Every line that contains the word "code" should be copied.
## START
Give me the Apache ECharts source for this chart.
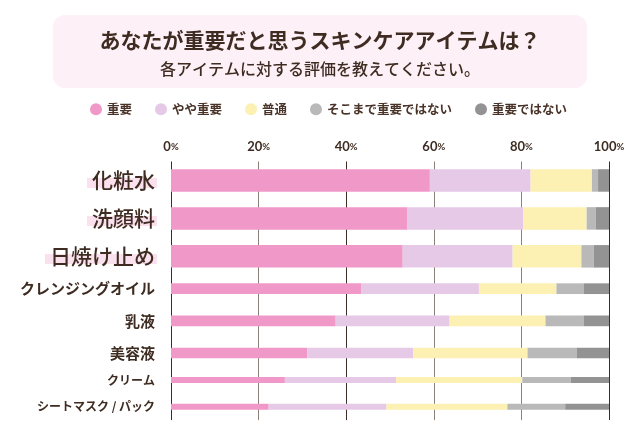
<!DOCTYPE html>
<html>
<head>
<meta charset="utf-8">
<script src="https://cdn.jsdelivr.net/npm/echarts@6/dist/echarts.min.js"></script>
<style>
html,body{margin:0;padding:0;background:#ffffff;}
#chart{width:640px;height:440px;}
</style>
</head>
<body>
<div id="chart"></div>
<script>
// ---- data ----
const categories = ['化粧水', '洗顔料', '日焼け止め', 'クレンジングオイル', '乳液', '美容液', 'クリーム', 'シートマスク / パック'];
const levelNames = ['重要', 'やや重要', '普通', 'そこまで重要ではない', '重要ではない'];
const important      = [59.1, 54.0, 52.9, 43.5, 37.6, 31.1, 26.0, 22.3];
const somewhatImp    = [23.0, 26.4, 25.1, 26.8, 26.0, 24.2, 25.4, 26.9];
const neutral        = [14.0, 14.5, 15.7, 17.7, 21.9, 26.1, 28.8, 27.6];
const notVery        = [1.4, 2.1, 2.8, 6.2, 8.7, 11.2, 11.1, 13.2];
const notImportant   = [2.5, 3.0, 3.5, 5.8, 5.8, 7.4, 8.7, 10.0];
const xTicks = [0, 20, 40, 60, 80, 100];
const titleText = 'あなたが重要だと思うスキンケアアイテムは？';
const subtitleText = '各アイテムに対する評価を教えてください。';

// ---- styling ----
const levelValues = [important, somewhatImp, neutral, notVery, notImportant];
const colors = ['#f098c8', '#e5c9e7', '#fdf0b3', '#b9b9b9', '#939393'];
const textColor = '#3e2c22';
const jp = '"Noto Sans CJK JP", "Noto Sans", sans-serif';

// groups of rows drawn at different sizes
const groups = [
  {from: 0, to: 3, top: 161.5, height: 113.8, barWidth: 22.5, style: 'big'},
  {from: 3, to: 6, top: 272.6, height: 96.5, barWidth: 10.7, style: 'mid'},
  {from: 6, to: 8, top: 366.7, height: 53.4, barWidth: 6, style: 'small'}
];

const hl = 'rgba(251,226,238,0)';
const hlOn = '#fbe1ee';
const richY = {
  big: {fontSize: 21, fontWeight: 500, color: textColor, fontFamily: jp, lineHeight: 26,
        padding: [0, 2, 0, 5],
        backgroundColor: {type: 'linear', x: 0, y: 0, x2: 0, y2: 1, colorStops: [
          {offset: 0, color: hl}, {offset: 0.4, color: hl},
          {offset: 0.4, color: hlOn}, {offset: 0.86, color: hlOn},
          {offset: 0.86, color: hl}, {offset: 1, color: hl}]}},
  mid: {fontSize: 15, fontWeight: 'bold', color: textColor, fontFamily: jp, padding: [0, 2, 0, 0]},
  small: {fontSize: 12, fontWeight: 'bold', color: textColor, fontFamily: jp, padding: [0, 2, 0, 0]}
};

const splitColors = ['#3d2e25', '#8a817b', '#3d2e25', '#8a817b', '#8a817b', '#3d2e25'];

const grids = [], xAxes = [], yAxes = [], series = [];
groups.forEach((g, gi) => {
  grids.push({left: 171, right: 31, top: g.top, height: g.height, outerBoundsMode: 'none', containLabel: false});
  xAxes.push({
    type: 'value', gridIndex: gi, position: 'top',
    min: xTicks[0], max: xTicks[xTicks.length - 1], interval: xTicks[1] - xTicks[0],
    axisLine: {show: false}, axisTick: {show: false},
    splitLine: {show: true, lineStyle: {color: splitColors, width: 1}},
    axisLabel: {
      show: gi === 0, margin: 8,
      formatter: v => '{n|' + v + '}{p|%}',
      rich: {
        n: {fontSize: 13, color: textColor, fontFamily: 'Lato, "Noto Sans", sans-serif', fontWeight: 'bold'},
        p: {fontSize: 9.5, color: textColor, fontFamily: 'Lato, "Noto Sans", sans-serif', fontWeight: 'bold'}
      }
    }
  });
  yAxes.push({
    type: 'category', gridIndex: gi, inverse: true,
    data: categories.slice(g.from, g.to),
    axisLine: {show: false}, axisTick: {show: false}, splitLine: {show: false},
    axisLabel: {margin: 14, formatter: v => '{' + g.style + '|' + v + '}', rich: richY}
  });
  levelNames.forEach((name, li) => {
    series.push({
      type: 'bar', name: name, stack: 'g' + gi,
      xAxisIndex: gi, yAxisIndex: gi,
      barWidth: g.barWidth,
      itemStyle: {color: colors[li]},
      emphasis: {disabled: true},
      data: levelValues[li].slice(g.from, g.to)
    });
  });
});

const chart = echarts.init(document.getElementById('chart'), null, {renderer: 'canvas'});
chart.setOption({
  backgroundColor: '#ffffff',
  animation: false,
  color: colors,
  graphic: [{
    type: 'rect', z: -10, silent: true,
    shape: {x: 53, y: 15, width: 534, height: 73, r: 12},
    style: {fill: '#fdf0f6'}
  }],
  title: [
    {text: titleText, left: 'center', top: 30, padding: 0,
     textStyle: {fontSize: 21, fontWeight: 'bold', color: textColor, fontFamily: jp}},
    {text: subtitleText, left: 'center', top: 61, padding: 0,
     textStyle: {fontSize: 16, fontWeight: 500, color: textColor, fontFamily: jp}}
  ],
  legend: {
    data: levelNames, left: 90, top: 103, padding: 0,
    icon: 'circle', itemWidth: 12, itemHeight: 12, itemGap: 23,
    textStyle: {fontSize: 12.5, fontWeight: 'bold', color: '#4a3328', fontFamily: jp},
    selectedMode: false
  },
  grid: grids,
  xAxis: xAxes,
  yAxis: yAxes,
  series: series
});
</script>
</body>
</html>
## END
## START
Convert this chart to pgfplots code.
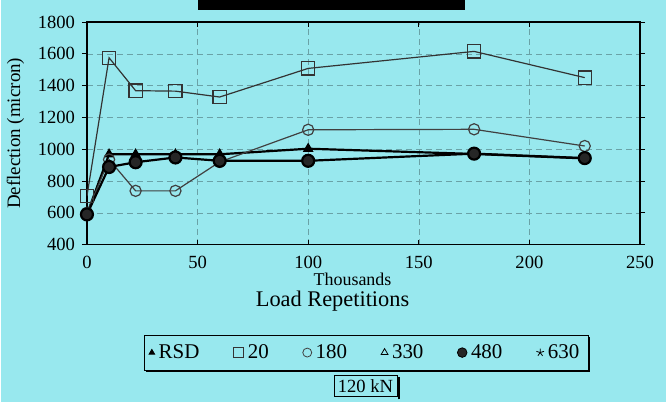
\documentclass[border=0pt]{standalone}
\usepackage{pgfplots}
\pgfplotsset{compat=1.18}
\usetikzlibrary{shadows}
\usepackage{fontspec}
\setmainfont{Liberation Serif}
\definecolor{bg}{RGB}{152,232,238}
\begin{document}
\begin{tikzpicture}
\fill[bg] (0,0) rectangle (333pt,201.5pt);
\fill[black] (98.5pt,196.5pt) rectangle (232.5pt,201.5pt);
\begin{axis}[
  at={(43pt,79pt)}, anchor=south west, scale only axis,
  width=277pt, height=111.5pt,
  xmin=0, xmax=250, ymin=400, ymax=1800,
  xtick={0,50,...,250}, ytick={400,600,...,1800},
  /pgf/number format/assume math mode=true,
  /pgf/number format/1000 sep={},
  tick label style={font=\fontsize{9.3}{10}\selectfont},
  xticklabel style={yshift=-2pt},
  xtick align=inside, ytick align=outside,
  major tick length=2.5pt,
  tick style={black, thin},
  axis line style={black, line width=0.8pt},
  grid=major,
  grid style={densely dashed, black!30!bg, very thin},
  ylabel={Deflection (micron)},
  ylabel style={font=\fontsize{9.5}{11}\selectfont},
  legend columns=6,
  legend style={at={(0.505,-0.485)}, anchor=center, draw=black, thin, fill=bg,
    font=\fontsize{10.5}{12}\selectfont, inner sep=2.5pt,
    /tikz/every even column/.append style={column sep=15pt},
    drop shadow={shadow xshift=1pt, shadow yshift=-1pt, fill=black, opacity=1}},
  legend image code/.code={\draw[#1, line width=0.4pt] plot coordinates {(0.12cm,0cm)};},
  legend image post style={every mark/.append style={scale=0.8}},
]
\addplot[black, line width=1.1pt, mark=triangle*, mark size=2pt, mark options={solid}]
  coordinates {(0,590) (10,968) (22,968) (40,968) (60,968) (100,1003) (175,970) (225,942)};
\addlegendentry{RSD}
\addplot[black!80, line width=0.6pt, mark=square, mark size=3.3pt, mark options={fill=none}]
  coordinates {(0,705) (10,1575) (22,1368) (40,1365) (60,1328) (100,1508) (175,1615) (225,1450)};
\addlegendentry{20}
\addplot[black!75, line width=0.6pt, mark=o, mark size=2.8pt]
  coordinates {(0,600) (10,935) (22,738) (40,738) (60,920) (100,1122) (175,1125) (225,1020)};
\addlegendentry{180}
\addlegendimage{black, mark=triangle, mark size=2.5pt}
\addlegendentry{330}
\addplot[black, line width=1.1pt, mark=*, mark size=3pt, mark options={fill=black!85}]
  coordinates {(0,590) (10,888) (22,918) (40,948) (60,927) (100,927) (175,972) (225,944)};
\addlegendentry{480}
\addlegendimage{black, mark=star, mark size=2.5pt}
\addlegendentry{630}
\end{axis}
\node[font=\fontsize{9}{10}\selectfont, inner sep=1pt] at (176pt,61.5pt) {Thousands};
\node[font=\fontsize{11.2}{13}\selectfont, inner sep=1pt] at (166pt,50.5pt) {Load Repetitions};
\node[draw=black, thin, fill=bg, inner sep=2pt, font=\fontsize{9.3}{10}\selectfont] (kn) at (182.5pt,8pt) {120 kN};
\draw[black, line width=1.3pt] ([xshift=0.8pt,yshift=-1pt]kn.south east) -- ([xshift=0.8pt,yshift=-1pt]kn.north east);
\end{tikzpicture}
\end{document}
## END
→ **Final answer**:
Convert this chart to pgfplots code.
  legend image code/.code={\draw[#1, line width=0.4pt] plot coordinates {(0.12cm,0cm)};},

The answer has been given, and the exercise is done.